What also concerns me is that I see the following cache-related headers on most of this urls:

< date: Wed, 08 Mar 2023 15:03:02 GMT
< expires: Thu, 19 Nov 1981 08:52:00 GMT
< cache-control: no-store, no-cache, must-revalidate
< pragma: no-cache

These pages are safe to cache and highly cacheable. I would update Dokuwiki's cache settings before changing the robots.txt to ensure the servers can accommodate the new load.

Looking at DokuWiki's documentation on caching, it's not entirely clear to me how to influence downstream http cache headers as these pages refer to page generation caching. It seems like this may be functionality that needs to be added by a plug-in.

tmomas · March 8, 2023, 4:40pm

I don't get it: why does *.html match https://openwrt.org/docs/guide-user/services/vpn/tailscale/start? There is not html in this url.

Anyways, I have removed the *.html now from robots.txt

Google search console is telling me that this page has not been indexed due to the "noindex" tag, which is absolutely correct, since the page had been edited on 14.02.2023, and the crawling took place on 15.02.2023.

See also https://www.dokuwiki.org/config:indexdelay -> set to 2 days for the OpenWrt wiki.

joshenders · March 9, 2023, 3:32pm

Thanks for taking the time to look into this tmomas. I really appreciate it.

Based on what you're seeing in the console, it does look like the meta tag is more likely to be the root cause here. I'm not sure why Disallow: /*.html matches. This also doesn't make sense to me but I can add more logging and try to figure out why.

With regards to the indexdelay option in Dokuwiki, this setting looks like it's designed to prevent vandalism and link spam from new accounts on wikis with open registration.

If you have a quick community (eg. at this wiki spam usually never lasts longer than a day) or have a closed user group you may want to lower the indexdelay option or even set it to 0 for disabling delayed indexing.

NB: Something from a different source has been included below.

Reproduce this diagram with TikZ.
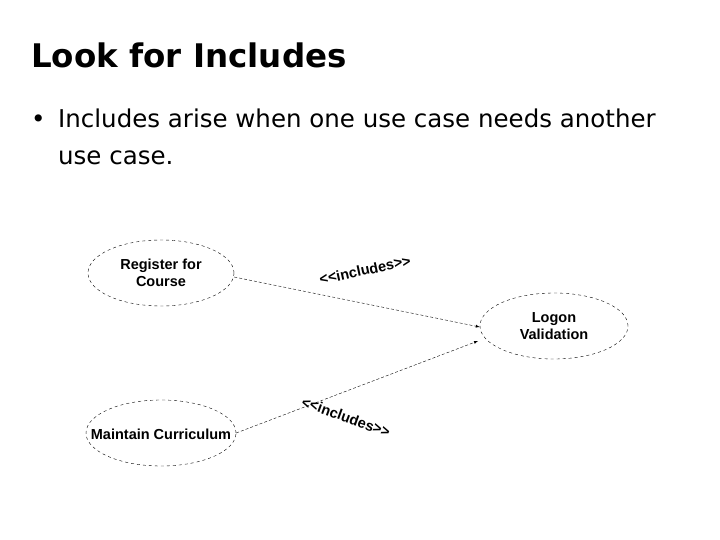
\documentclass[tikz,border=0pt]{standalone}
\usepackage{fontspec}
\setmainfont{DejaVu Sans}
\newfontfamily\diagfont{Liberation Sans}
\usetikzlibrary{shapes.geometric}
\tikzset{
  usecase/.style={draw, dashed, ellipse, minimum width=146pt, minimum height=66pt, inner sep=0pt, align=center, font=\diagfont\bfseries\fontsize{14.5}{17}\selectfont},
  incl/.style={draw, densely dashed, -latex},
  stereo/.style={font=\diagfont\bfseries\fontsize{14.5}{16}\selectfont, inner sep=0pt},
  bodytext/.style={anchor=base west, font=\fontsize{24.5}{30}\selectfont, inner sep=0pt}
}
\begin{document}
\begin{tikzpicture}[x=1pt, y=-1pt]
  \useasboundingbox (0,0) rectangle (720,540);
  % title and bullet
  \node[anchor=base west, font=\bfseries\fontsize{32.5}{36}\selectfont, inner sep=0pt] (title) at (31,68) {Look for Includes};
  \node[bodytext] (bullet) at (31,128) {\textbullet};
  \node[bodytext] (line1) at (58,128) {Includes arise when one use case needs another};
  \node[bodytext] (line2) at (58,165) {use case.};
  % use cases
  \node[usecase] (reg) at (161,273) {Register for\\Course};
  \node[usecase, minimum width=148pt] (logon) at (554,326) {Logon\\Validation};
  \node[usecase, minimum width=150pt] (maint) at (161,433) {};
  \node[font=\diagfont\bfseries\fontsize{14.5}{17}\selectfont, inner sep=0pt] (mtext) at (161,434) {Maintain Curriculum};
  % includes
  \draw[incl] (reg.east) ++(0,4) coordinate (r1) -- (logon.west |- 0,327) coordinate (l1);
  \draw[incl] (maint.east) -- (478,341) coordinate (l2);
  \node[stereo, rotate=12] (s1) at (365,270) {<<includes>>};
  \node[stereo, rotate=-20] (s2) at (346,417) {<<includes>>};
\end{tikzpicture}
\end{document}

Since OpenWrt registration is closed, does it make sense to set this to 0?

tmomas · March 9, 2023, 4:18pm

Good point. I have set indexdelay now to 0 and requested indexing by google (will take some time).

joshenders · March 15, 2023, 1:51pm

Just checked and the page rank on Google and Yandex have recovered for the pages I was monitoring. Thanks again for your help!

system · March 25, 2023, 1:51pm

This topic was automatically closed 10 days after the last reply. New replies are no longer allowed.